Dans
le cadre de l'atelier d'exégèse dont les travaux portent cette
année sur les "textes impossibles" de la Bible, nous avons
fait une incursion cette semaine dans une problématique connexe qui
concerne les stratégies de lecture. Quel peut être aujourd'hui
l'apport de l'archéologie pour l'exégèse biblique du Nouveau
Testament ? Daniel Gerber, professeur à Strasbourg, a ainsi évoqué
avec nous son expérience d'exégète qui choisit de se confronter
aux découvertes archéologiques dans la ville de Corinthe. Nous
savons que Paul s'est rendu dans cette ville et qu'il a entretenu une
correspondance avec l'Eglise corinthienne dans les années 50-60.
De
fait, beaucoup de touristes viennent en "pèlerinage" sur
les traces de Paul dans l'ancienne Corinthe. On peut comprendre cette
fascination pour les lieux qui ont vu naître le christianisme et
l'émotion qui peut naître d'être "là où ça s'est passé".
Mais
il y a de mauvais usages de l’archéologie. Trouver une pierre
portant une inscription évoquant une synagogue en plein centre de
l’ancienne Corinthe ne signifie pas forcément qu’il y avait, là
précisément, une synagogue, ce serait une conclusion hâtive. Dans
une région à l’activité sismique importante et une culture où
les pierres étaient régulièrement réutilisées dans les
constructions successives, il faut être beaucoup plus prudent. De
même, tirer de l’architecture des villas de la population la plus
aisée la certitude que la première communauté chrétienne se
réunissant dans des maisons particulières, c’est risquer de tirer
des conclusions d’un fait qu’il faut peut-être relativiser :
d’autres lieux existaient sans doute. Il faut réexaminer les
textes à la lumière des découvertes archéologiques actuelles pour
mieux en saisir les enjeux. En découvrant qu’il existe plusieurs
hypothèses possibles, il
ne s’agira plus alors de comprendre précisément quel type de
maison est désigné par le texte mais d’ouvrir les compréhensions
possibles du texte.
Mais
l’archéologie est parfois aussi un apport déterminant pour
l’exégèse. C’est ainsi que la découverte à Delphes du temple
d’Apollon (celui-là même où la Pythie s’exprimait en langage
codé et où les fidèles devaient payer pour le décodeur,
c’est-à-dire les prêtres, comme le décrivait Daniel Gerber) a
permis de mettre au jour des inscriptions sur un mur. Ces
inscriptions seraient un genre de livre d’archives évoquant
notamment le rachat d’esclaves par le dieu Apollon. En réalité,
cela recouvre une réalité complexe : les esclaves pouvaient
s’ils en avaient les moyens racheter leur liberté à leur maître.
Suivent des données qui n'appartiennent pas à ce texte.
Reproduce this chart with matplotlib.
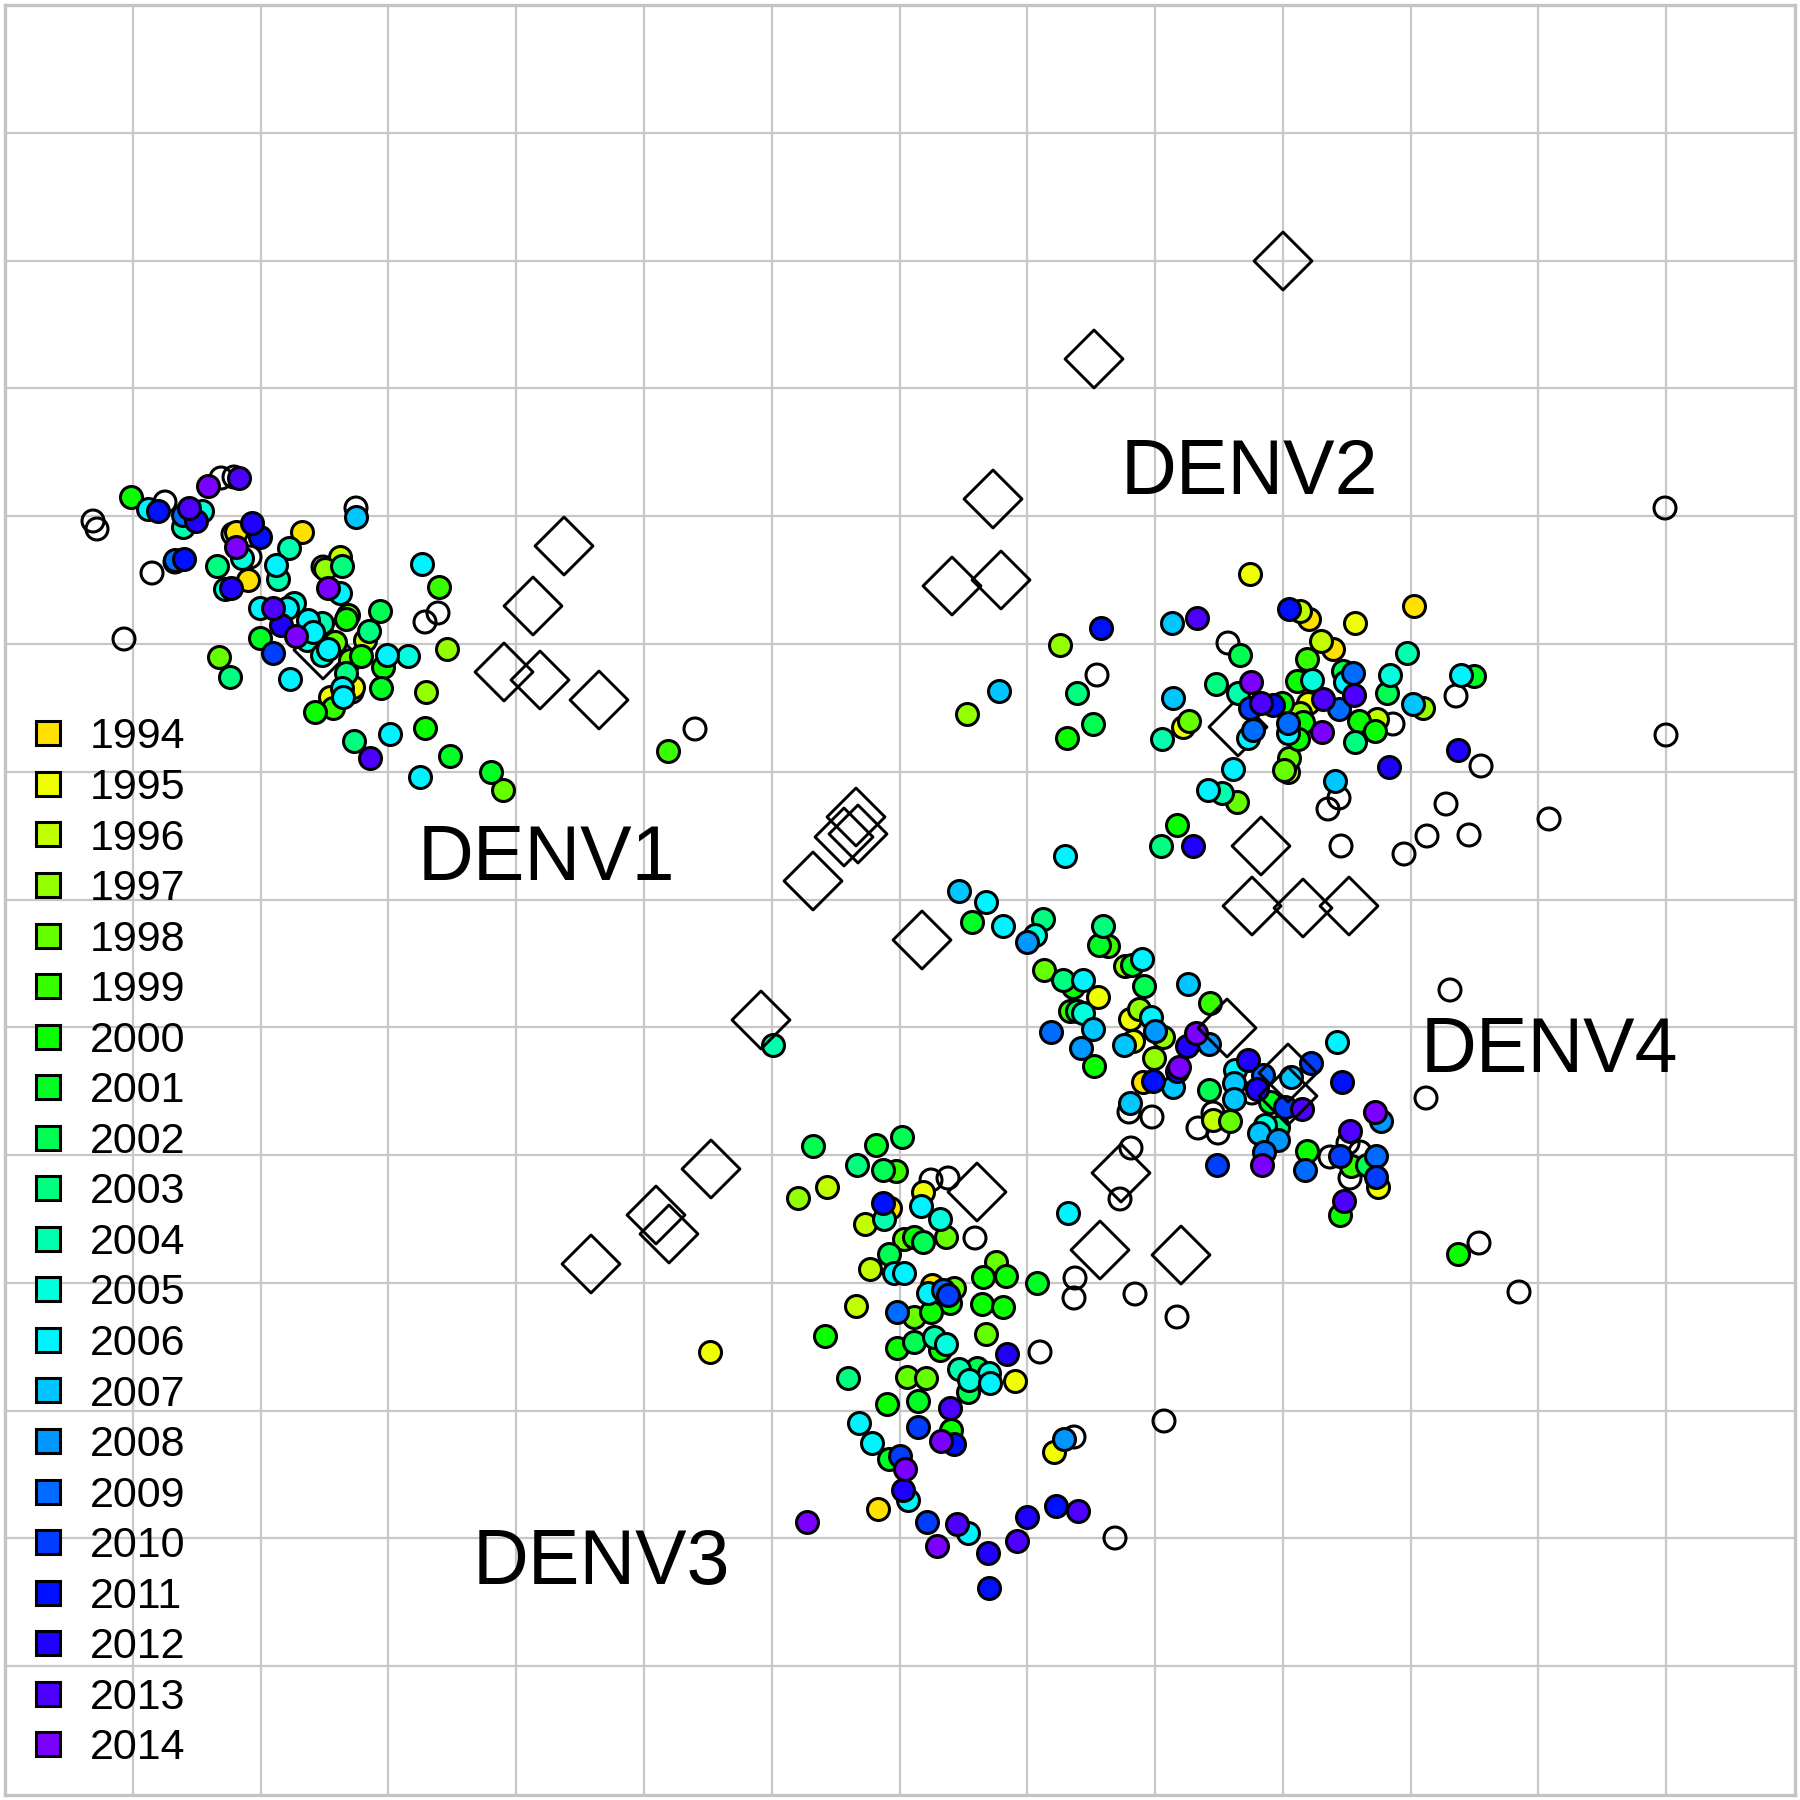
import colorsys
import numpy as np
import matplotlib
matplotlib.use("Agg")
import matplotlib.pyplot as plt
from matplotlib.lines import Line2D

plt.rcParams["font.family"] = ["Liberation Sans", "DejaVu Sans"]

# map coordinates, one grid square is 127.75 units
years = list(range(1994, 2015))
grid_lines = [133, 261, 388, 516, 644, 772, 900, 1027, 1155, 1283, 1411, 1538, 1666]

denv1_x = [131, 148, 158, 202, 183, 183, 196, 189, 208, 239, 236, 252, 260, 236, 242, 302, 289, 276, 278, 217,
           248, 225, 231, 175, 184, 340, 325, 342, 328, 340, 356, 422, 439, 447, 260, 287, 294, 273, 281, 260,
           273, 296, 308, 322, 313, 307, 219, 230, 290, 335, 322, 328, 348, 346, 380, 369, 365, 361, 350, 383,
           387, 408, 346, 381, 342, 353, 330, 343, 333, 315, 426, 425, 390, 354, 370, 450, 420, 491, 503, 668]
denv1_y = [497, 509, 511, 511, 527, 515, 521, 508, 486, 478, 532, 523, 537, 547, 558, 532, 548, 565, 579, 566,
           580, 589, 588, 560, 559, 557, 569, 566, 588, 593, 517, 564, 587, 649, 608, 608, 603, 608, 625, 638,
           653, 636, 620, 623, 632, 640, 657, 677, 679, 642, 655, 649, 615, 619, 611, 631, 640, 656, 660, 667,
           655, 656, 673, 688, 688, 687, 697, 697, 708, 712, 692, 728, 734, 741, 758, 756, 777, 772, 790, 751]
denv1_year = [2000, 2006, 2011, 2005, 2004, 2009, 2012, 2013, 2014, 2013, 1994, 2012, 2011, 2014, 2005, 1994, 2004, 2006, 2004, 2003,
              1994, 2005, 2012, 2009, 2011, 1996, 1997, 2003, 2014, 2006, 2007, 2006, 1999, 1997, 2006, 2006, 2005, 2013, 2012, 2001,
              2010, 2014, 2006, 2004, 2006, 2005, 1998, 2003, 2006, 1998, 2005, 2006, 1998, 2000, 2002, 2003, 1996, 2000, 1998, 2000,
              2006, 2005, 2003, 2001, 2006, 1995, 1995, 2006, 1999, 2000, 1997, 2000, 2006, 2003, 2013, 2001, 2006, 2001, 1998, 1999]

denv2_x = [1250, 1289, 1300, 1309, 1355, 1414, 1321, 1333, 1407, 1307, 1240, 1101, 1060, 1172, 1197, 1077, 1216, 1173, 1067, 1093,
           1162, 1183, 1189, 1238, 1251, 1248, 1253, 1250, 1261, 1273, 1282, 1297, 1312, 1343, 1345, 1353, 1354, 1323, 1308, 1339,
           1300, 1303, 1288, 1288, 1298, 1322, 1359, 1377, 1375, 1355, 1390, 1387, 1413, 1423, 1461, 1474, 1458, 1389, 1335, 1289,
           1284, 1288, 1233, 1208, 1222, 1237, 1177, 1161, 1193, 1065, 967, 999]
denv2_y = [574, 609, 611, 619, 623, 606, 641, 649, 653, 659, 655, 628, 645, 623, 618, 693, 684, 698, 738, 724,
           739, 727, 721, 693, 682, 738, 730, 708, 703, 705, 703, 681, 680, 671, 682, 673, 695, 699, 703, 709,
           713, 722, 723, 733, 739, 732, 721, 719, 731, 742, 675, 693, 704, 708, 675, 676, 750, 767, 781, 758,
           770, 772, 769, 790, 793, 802, 825, 846, 846, 856, 714, 691]
denv2_year = [1995, 2011, 1996, 1994, 1995, 1994, 1996, 1994, 2004, 1999, 2002, 2011, 1997, 2007, 2013, 2003, 2003, 2007, 2000, 2002,
              2004, 1995, 1998, 2004, 2014, 2006, 2009, 2010, 2013, 2011, 2000, 2000, 2005, 2002, 2006, 2009, 2013, 2013, 1995, 2009,
              1997, 2000, 2009, 2006, 2000, 2014, 2000, 1996, 2000, 2003, 2005, 2002, 2007, 1997, 2006, 2001, 2012, 2012, 2007, 1998,
              1998, 1995, 2006, 2006, 2004, 1998, 2000, 2003, 2012, 2006, 1997, 2007]

denv4_x = [959, 986, 972, 1003, 1027, 1035, 1043, 1103, 1108, 1099, 1044, 1063, 1073, 1083, 1098, 1142, 1132, 1125, 1144, 1070,
           1077, 1083, 1051, 1093, 1081, 1094, 1188, 1210, 1139, 1130, 1151, 1155, 1163, 1133, 1124, 1154, 1196, 1187, 1209, 1179,
           1177, 1173, 1143, 1153, 1130, 1209, 1235, 1248, 1263, 1234, 1257, 1234, 1270, 1285, 1302, 1291, 1311, 1337, 1342, 1213,
           1230, 1265, 1278, 1259, 1278, 1264, 1262, 1217, 1307, 1305, 1375, 1381, 1350, 1340, 1351, 1367, 1376, 1376, 1378, 1344,
           1340, 1068, 773, 1458]
denv4_y = [891, 902, 922, 926, 942, 935, 919, 926, 946, 945, 970, 980, 987, 980, 997, 959, 965, 966, 986, 1011,
           1011, 1013, 1032, 1029, 1048, 1066, 984, 1003, 1009, 1019, 1017, 1031, 1037, 1041, 1045, 1058, 1033, 1046, 1044, 1067,
           1071, 1087, 1082, 1081, 1103, 1090, 1070, 1060, 1075, 1083, 1089, 1099, 1102, 1107, 1109, 1077, 1063, 1042, 1082, 1120,
           1121, 1125, 1127, 1133, 1140, 1152, 1165, 1165, 1151, 1170, 1112, 1121, 1131, 1156, 1166, 1165, 1156, 1177, 1187, 1201,
           1215, 1213, 1045, 1254]
denv4_year = [2007, 2006, 2001, 2006, 2008, 2005, 2003, 2003, 1999, 2001, 1998, 2003, 2000, 2006, 1995, 2006, 2001, 1997, 2002, 1999,
              2002, 2005, 2009, 2007, 2008, 2000, 2007, 1999, 1997, 1995, 2006, 2008, 1997, 1995, 2007, 1997, 2014, 2012, 2008, 2014,
              2012, 2007, 1994, 2011, 2007, 2002, 2006, 2012, 2009, 2007, 2012, 2007, 2001, 2010, 2013, 2007, 2010, 2006, 2011, 1996,
              1998, 2005, 2003, 2007, 2008, 2009, 2014, 2010, 2000, 2009, 2014, 2008, 2013, 2010, 1999, 2002, 2009, 2010, 1995, 2013,
              2000, 2006, 2004, 2000]

denv3_x = [813, 876, 902, 857, 896, 883, 798, 827, 923, 921, 940, 890, 883, 884, 865, 946, 904, 914, 923, 889,
           870, 894, 904, 996, 983, 1006, 1037, 932, 954, 928, 950, 948, 943, 931, 914, 897, 856, 982, 1003, 825,
           986, 914, 897, 934, 940, 946, 1007, 848, 907, 926, 959, 977, 990, 989, 969, 968, 1015, 887, 918, 950,
           859, 918, 951, 872, 954, 941, 889, 900, 905, 903, 908, 878, 807, 927, 957, 968, 937, 988, 1017, 1027,
           1056, 1078, 989, 1054, 1064, 710]
denv3_y = [1146, 1145, 1137, 1165, 1171, 1170, 1198, 1187, 1192, 1206, 1219, 1208, 1203, 1219, 1224, 1237, 1239, 1237, 1242, 1254,
           1269, 1273, 1273, 1262, 1277, 1276, 1283, 1285, 1288, 1293, 1303, 1295, 1290, 1312, 1317, 1312, 1306, 1304, 1307, 1336,
           1334, 1342, 1348, 1337, 1350, 1344, 1354, 1378, 1377, 1378, 1369, 1368, 1383, 1373, 1380, 1392, 1381, 1404, 1401, 1408,
           1423, 1427, 1430, 1443, 1444, 1441, 1459, 1456, 1469, 1490, 1500, 1509, 1522, 1522, 1524, 1533, 1546, 1553, 1541, 1517,
           1506, 1511, 1588, 1452, 1439, 1352]
denv3_year = [2002, 2001, 2002, 2003, 1999, 2002, 1997, 1996, 1995, 2006, 2005, 1994, 2011, 2004, 1996, 1998, 1998, 2000, 2002, 2002,
              1996, 2006, 2006, 1998, 2000, 2000, 2001, 1994, 1998, 2006, 2000, 2010, 2009, 2000, 1998, 2009, 1996, 2000, 2000, 2000,
              1998, 2002, 2000, 2004, 2000, 2005, 2012, 2003, 1998, 1998, 2004, 2002, 2006, 2005, 2005, 2002, 1995, 2000, 2001, 2013,
              2006, 2010, 2000, 2006, 2011, 2014, 2001, 2010, 2014, 2012, 2006, 1994, 2014, 2010, 2013, 2006, 2014, 2012, 2013, 2012,
              2011, 2013, 2011, 1995, 2008, 1995]

# open circles (sera)
sera_x = [93, 97, 165, 221, 234, 152, 175, 124, 356, 425, 438, 233, 250, 323, 352, 695,
          1097, 1228, 1393, 1456, 1481, 1339, 1328, 1446, 1427, 1469, 1404, 1341, 1665, 1666, 1549, 1450, 1426,
          1213, 1198, 1218, 1129, 1152, 1131, 1120, 1330, 1350, 1348, 1360, 1252,
          931, 948, 975, 1075, 1074, 1135, 1040, 1074, 1115, 1164, 1177, 1479, 1519]
sera_y = [521, 529, 502, 478, 477, 573, 562, 639, 508, 622, 613, 534, 557, 567, 692, 729,
          675, 643, 724, 696, 766, 798, 809, 804, 836, 835, 854, 846, 508, 735, 819, 990, 1098,
          1113, 1128, 1133, 1112, 1117, 1148, 1199, 1157, 1178, 1143, 1152, 1093,
          1180, 1178, 1238, 1278, 1298, 1294, 1352, 1437, 1538, 1421, 1317, 1243, 1292]

# diamonds (antigens), most sit under the circles
strain_x = [323, 564, 533, 504, 540, 599, 1283, 1094, 993, 952, 1001, 1238, 1261, 1252, 1303, 1349,
            856, 858, 844, 813, 922, 711, 656, 669, 591, 977, 1100, 1181, 1121]
strain_y = [650, 546, 606, 672, 680, 700, 261, 359, 499, 586, 580, 727, 846, 906, 908, 906,
            817, 834, 837, 881, 940, 1169, 1215, 1234, 1264, 1192, 1250, 1255, 1173]
top_strain_x = [1227, 1288, 1288, 761]
top_strain_y = [1028, 1073, 1096, 1020]

labels = ["DENV1", "DENV2", "DENV3", "DENV4"]
label_x = [546, 1249, 601, 1549]
label_y = [860, 474, 1564, 1052]


def year_colour(year):
    return colorsys.hsv_to_rgb(0.147 + (year - 1994) * 0.03, 1, 1)


fig = plt.figure(figsize=(18, 18), dpi=100)
ax = fig.add_axes([5 / 1800, 5 / 1800, 1790 / 1800, 1790 / 1800])
ax.set_xlim(5, 1795)
ax.set_ylim(1795, 5)
ax.set_xticks(grid_lines)
ax.set_yticks(grid_lines)
ax.tick_params(length=0, labelbottom=False, labelleft=False)
ax.grid(color="#c8c8c8", linewidth=1.6)
ax.set_axisbelow(True)
for s in ax.spines.values():
    s.set_color("#c4c4c4")
    s.set_linewidth(2.4)

lw = 2.2
ax.scatter(strain_x, strain_y, s=870, marker="D", facecolors="none", edgecolors="black", linewidths=2.1, zorder=2)
ax.scatter(sera_x, sera_y, s=250, facecolors="none", edgecolors="black", linewidths=lw, zorder=2)

all_x = np.array(denv1_x + denv2_x + denv3_x + denv4_x)
all_y = np.array(denv1_y + denv2_y + denv3_y + denv4_y)
all_year = np.array(denv1_year + denv2_year + denv3_year + denv4_year)
for yr in years:
    m = all_year == yr
    ax.scatter(all_x[m], all_y[m], s=250, color=year_colour(yr), edgecolors="black", linewidths=lw, zorder=3)

ax.scatter(top_strain_x, top_strain_y, s=870, marker="D", facecolors="none", edgecolors="black", linewidths=2.1, zorder=4)

for name, x, y in zip(labels, label_x, label_y):
    ax.text(x, y, name, fontsize=55.5, ha="center", va="center", color="black", zorder=5)

handles = [Line2D([], [], linestyle="none", marker="s", markersize=16.8, markerfacecolor=year_colour(yr),
                  markeredgecolor="black", markeredgewidth=2.2) for yr in years]
ax.legend(handles, [str(yr) for yr in years], loc="lower left", bbox_to_anchor=(10 / 1790, 15 / 1790),
          frameon=False, fontsize=31, labelspacing=0.245, handlelength=1.0, handletextpad=0.47,
          borderpad=0.27, borderaxespad=0)

fig.savefig("out.png", dpi=100)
La somme était versée, non pas au maître directement, mais donnée
symboliquement à Apollon qui rachetait ainsi l’esclave et lui
donnait la liberté. Lorsque Paul évoque en 1 Co 6 et 7 le
« grand prix » par lequel les convertis ont été
rachetés, il fait donc résonner le vocabulaire technique qui, pour
les esclaves et les affranchis, touchait à une réalité très
immédiate. Elle n’est plus la nôtre aujourd’hui, mais la trace
dans le texte de la profondeur existentielle de cette thématique
nous permet, si nous en saisissons mieux les enjeux chez les premiers
chrétiens, de comprendre ce qu’il en est aussi pour nous.
Le
dialogue entre archéologues et exégètes est donc fécond pour les
exégètes. Quant aux archéologues confrontés, parfois avec un
certain amusement, à des visiteurs en recherche de « l’ADN »
de Paul et de ses compagnons, cela leur permet peut-être de mieux
resituer les enjeux de leur recherche pour ceux qui poursuivent un
tout autre but.
A
écouter ces histoires, nous avons pu mesurer à quel point
l’intelligence de la foi est toujours un pari et que, parfois, elle
donne à la foi elle-même une profondeur qui serait restée
insoupçonnée sans ce détour inattendu.